If by the end of the 15 day period after the second notice was sent the servicer has not received from the borrower any demonstration of insurance coverage, then the servicer may impose a charge for force placed insurance.
These requirements in our experience track the practices of most servicers (although some members of the industry have argued that providing second notices is costly, and unnecessary). What might be burdensome is the Mortgage Reform Act’s requirement that a servicer accept any reasonable form of written confirmation from a borrower of existing insurance coverage, including the existing insurance policy number along with the identity of, and contact information for, the insurance company or agent, or as otherwise required by the Bureau.
These new force placed insurance rules would further require that the premium charged to the consumer be “bona fide and reasonable.” The Bureau is not given express authority under the Mortgage Reform Act to define these terms, but is given general authority to prescribe regulations to carry out the consumer protection purposes of RESPA. Again, we would hope that the Bureau would exercise appropriate discretion and issue regulations setting an objective standard for “bona fide and reasonable.”
If the servicer receives confirmation of a borrower’s existing insurance coverage, the servicer must terminate the force placed insurance within 15 days of receipt and refund to the consumer all force placed insurance premiums paid by the borrower during any period of double coverage, and any related fees charged to the borrower’s account in connection with the force placed insurance. Some in the mortgage industry may assert that servicers should not be held responsible for insurance companies’ failures to recognize that the property was doubly covered. Some in the industry also believe it is unfair for a borrower who failed to act on the notices to receive a mandatory refund, even though the force placed insurer was potentially at risk during the period of double coverage. Overall, the force placed insurance provisions appear to penalize servicers who merely seek to protect the note holder’s interests in the security property.
Similar to above, the Bureau is given broad authority to issue regulations that carry out the consumer purpose of RESPA, and to specifically determine what constitutes a reasonable form of written confirmation of insurance to establish that the borrower maintains property insurance, but the Act does not require those regulations. It would be reasonable for the Bureau to ensure that similar provisions, such as the amendments to RESPA, would have common effective dates to allow systems and compliance processes to be modified by servicers in an orderly fashion.
Escrow Requirements
Regulation Z currently requires the establishment of an escrow account for taxes and insurance for certain “riskier” first-lien loans. For example, under Regulation Z, an escrow account is required for “higher priced loans” (a first-lien loan if the annual percent rate is 1.5 percentage points above Freddie Mac’s Primary Mortgage Market Survey (“PMMS”) for first-lien loans).
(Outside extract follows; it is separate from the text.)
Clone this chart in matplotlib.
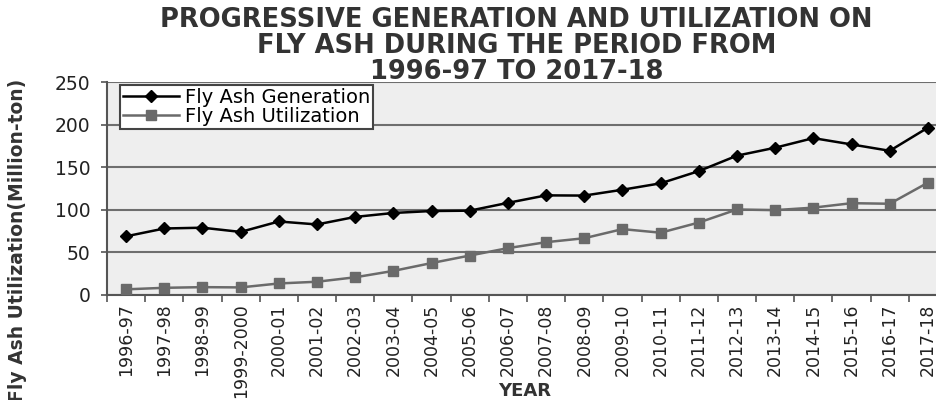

The Mortgage Reform Act extends this requirement to a broader range of loans, and also expands on it.
Applicability
The new Section 129D of TILA will obligate borrowers of certain “riskier” first-lien loans to escrow funds for the payment of taxes and insurance, and imposes certain requirements on servicers for the administration of these escrow accounts. An escrow account would be mandatory at loan consummation if: (1) required by federal or state law; (2) a loan is made, guaranteed, or insured by a state or federal governmental lending or insuring agency; or (3) a first-lien loan has an annual percentage rate that exceeds the average prime offer rate for a comparable transaction, as of the date the interest rate is set: (a) by 1.5 or more percentage points, in the case of a first-lien residential mortgage loan having an original principal obligation amount that is equal to or less than the Freddie Mac conforming loan amount for a residence of the applicable size, as of the date the interest rate is set; (b) by 2.5 or more percentage points, in the case of a first-lien residential mortgage loan having an original principal obligation amount that is more than the Freddie Mac conforming loan amount for a residence of the applicable size, as of the date the interest rate is set.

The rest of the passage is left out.